▶ [What you have to do] Retype the opening lines of the data exactly, stopping after the line that contains "from matplotlib.ticker import". Skip every picture.

Dataset section start

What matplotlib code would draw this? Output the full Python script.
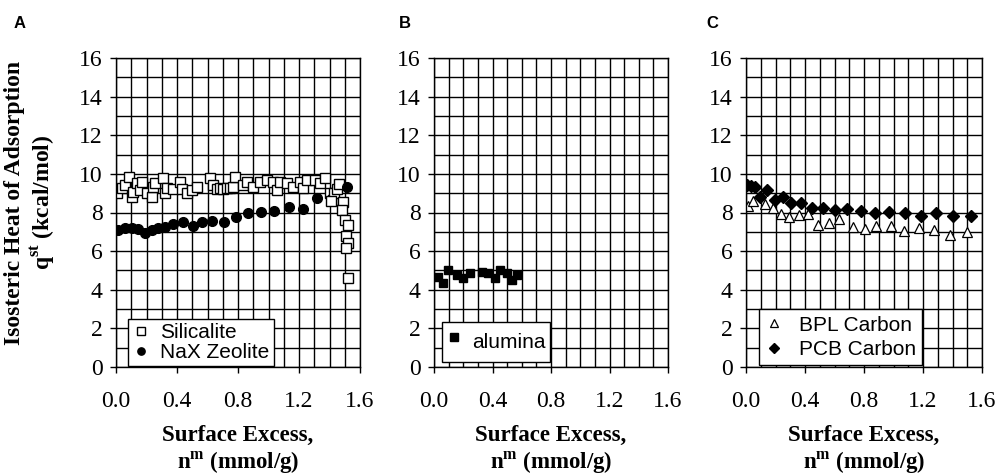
import numpy as np
import matplotlib
matplotlib.use("Agg")
import matplotlib.pyplot as plt
from matplotlib.ticker import MultipleLocator, FormatStrFormatter

plt.rcParams["font.family"] = ["Liberation Serif", "DejaVu Serif"]
plt.rcParams["mathtext.fontset"] = "custom"
plt.rcParams["mathtext.rm"] = "Liberation Serif"
plt.rcParams["mathtext.bf"] = "Liberation Serif:bold"

# panel A
silicalite_x = [0.009, 0.037, 0.059, 0.085, 0.103, 0.113, 0.136, 0.157, 0.168, 0.20,
                0.234, 0.245, 0.256, 0.31, 0.321, 0.332, 0.376, 0.42, 0.43, 0.464,
                0.496, 0.529, 0.616, 0.638, 0.66, 0.68, 0.70, 0.726, 0.75, 0.77,
                0.78, 0.835, 0.857, 0.90, 0.944, 0.988, 1.03, 1.054, 1.075, 1.12,
                1.163, 1.207, 1.228, 1.25, 1.305, 1.338, 1.37, 1.40, 1.425, 1.43,
                1.41, 1.45, 1.46, 1.49, 1.48, 1.50, 1.52, 1.51, 1.52, 1.51, 1.52]
silicalite_y = [9.03, 9.26, 9.43, 9.85, 8.82, 9.08, 9.55, 9.17, 9.60, 9.03,
                8.82, 9.34, 9.55, 9.78, 9.03, 9.26, 9.20, 9.60, 9.20, 9.00,
                9.17, 9.34, 9.78, 9.43, 9.22, 9.26, 9.22, 9.26, 9.25, 9.31,
                9.86, 9.43, 9.60, 9.34, 9.60, 9.69, 9.60, 9.17, 9.60, 9.52,
                9.34, 9.60, 9.26, 9.69, 9.69, 9.52, 9.78, 9.00, 8.65, 9.00,
                8.57, 9.20, 9.50, 8.56, 8.13, 7.62, 7.36, 6.79, 6.44, 6.15, 4.63]
nax_x = [0.015, 0.059, 0.103, 0.147, 0.19, 0.234, 0.277, 0.32, 0.376, 0.437,
         0.503, 0.562, 0.627, 0.708, 0.787, 0.864, 0.949, 1.036, 1.133, 1.228,
         1.32, 1.513]
nax_y = [7.10, 7.18, 7.21, 7.13, 6.92, 7.10, 7.18, 7.27, 7.41, 7.53,
         7.31, 7.53, 7.58, 7.53, 7.76, 7.96, 8.01, 8.08, 8.27, 8.17,
         8.74, 9.31]

# panel B
alumina_x = [0.029, 0.064, 0.098, 0.155, 0.20, 0.246, 0.326, 0.371, 0.417, 0.451,
             0.497, 0.531, 0.565]
alumina_y = [4.68, 4.33, 5.03, 4.77, 4.59, 4.85, 4.94, 4.85, 4.59, 5.03,
             4.85, 4.51, 4.77]

# panel C
bpl_x = [0.016, 0.05, 0.129, 0.181, 0.235, 0.294, 0.361, 0.422, 0.49, 0.565,
         0.633, 0.723, 0.807, 0.881, 0.983, 1.073, 1.175, 1.275, 1.383, 1.496]
bpl_y = [8.34, 8.60, 8.45, 8.22, 7.91, 7.76, 7.88, 7.91, 7.36, 7.48,
         7.65, 7.24, 7.13, 7.31, 7.31, 7.05, 7.22, 7.10, 6.84, 7.01]
pcb_x = [0.009, 0.032, 0.061, 0.095, 0.144, 0.197, 0.249, 0.303, 0.373, 0.45,
         0.524, 0.603, 0.687, 0.778, 0.875, 0.971, 1.078, 1.184, 1.288, 1.405, 1.523]
pcb_y = [9.43, 9.39, 9.31, 8.82, 9.14, 8.65, 8.82, 8.48, 8.51, 8.25,
         8.22, 8.13, 8.17, 8.10, 7.99, 8.01, 7.96, 7.82, 7.96, 7.82, 7.82]

fig = plt.figure(figsize=(9.96, 4.75), dpi=100)

W, H = 996.0, 475.0
top, bottom = 58, 367
panels = [(116, 360), (434, 668), (746, 982)]
axes = []
for x0, x1 in panels:
    ax = fig.add_axes([x0 / W, (H - bottom) / H, (x1 - x0) / W, (bottom - top) / H])
    axes.append(ax)


def style_axis(ax):
    ax.set_xlim(0, 1.6)
    ax.set_ylim(0, 16)
    ax.xaxis.set_major_locator(MultipleLocator(0.4))
    ax.xaxis.set_minor_locator(MultipleLocator(0.1))
    ax.yaxis.set_major_locator(MultipleLocator(2))
    ax.yaxis.set_minor_locator(MultipleLocator(1))
    ax.xaxis.set_major_formatter(FormatStrFormatter("%.1f"))
    ax.yaxis.set_major_formatter(FormatStrFormatter("%d"))
    ax.grid(True, which="both", color="black", linewidth=1.0)
    ax.set_axisbelow(True)
    ax.tick_params(which="major", direction="out", length=4.5, width=1.0,
                   labelsize=17, color="black")
    ax.tick_params(axis="y", which="major", pad=5)
    ax.tick_params(axis="x", which="major", pad=13)
    ax.tick_params(which="minor", length=0)
    for s in ax.spines.values():
        s.set_color("black")
        s.set_linewidth(1.0)
    ax.set_xlabel("Surface Excess,\n" + r"n$^{\mathbf{m}}$ (mmol/g)",
                  fontsize=16.5, fontweight="bold", labelpad=9, linespacing=1.2)


for ax in axes:
    style_axis(ax)

legend_kw = dict(loc="lower left", borderaxespad=0, fancybox=False,
                 edgecolor="black", framealpha=1,
                 prop={"family": "Liberation Sans", "size": 15},
                 handlelength=0.8, handletextpad=0.55, labelspacing=0.05,
                 borderpad=0.2)

ax = axes[0]
ax.plot(silicalite_x, silicalite_y, "s", ms=7.5, mfc="white", mec="black",
        mew=1.0, ls="none", label="Silicalite")
ax.plot(nax_x, nax_y, "o", ms=7, color="black", ls="none", label="NaX Zeolite")
leg = ax.legend(bbox_to_anchor=(0.05, 0.003), markerscale=0.75, **legend_kw)
leg.get_frame().set_linewidth(1.0)

ax = axes[1]
ax.plot(alumina_x, alumina_y, "s", ms=6, color="black", ls="none", label="alumina")
leg = ax.legend(bbox_to_anchor=(0.034, 0.016), markerscale=0.9,
                **{**legend_kw, "handletextpad": 0.45, "handleheight": 2.0})
leg.get_frame().set_linewidth(1.0)

ax = axes[2]
ax.plot(bpl_x, bpl_y, "^", ms=6.5, mfc="white", mec="black", mew=0.9,
        ls="none", label="BPL Carbon")
ax.plot(pcb_x, pcb_y, "D", ms=6, color="black", ls="none", label="PCB Carbon")
leg = ax.legend(bbox_to_anchor=(0.055, 0.006), markerscale=0.85,
                **{**legend_kw, "handletextpad": 0.8, "labelspacing": 0.25,
                   "borderpad": 0.3})
leg.get_frame().set_linewidth(1.0)

fig.text(0.031, 0.573, "Isosteric Heat of Adsorption\n" + r"q$^{\mathbf{st}}$ (kcal/mol)",
         rotation=90, ha="center", va="center", multialignment="center",
         fontsize=17, fontweight="bold", linespacing=1.15)

for letter, xpx in [("A", 20), ("B", 405), ("C", 712)]:
    fig.text(xpx / W, 1 - 23 / H, letter, ha="center", va="center",
             fontsize=12, fontweight="bold", family="Liberation Sans")

fig.savefig("out.png", dpi=100)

Dataset section end

▶ [Final result]
What matplotlib code would draw this? Output the full Python script.
import numpy as np
import matplotlib
matplotlib.use("Agg")
import matplotlib.pyplot as plt
from matplotlib.ticker import MultipleLocator, FormatStrFormatter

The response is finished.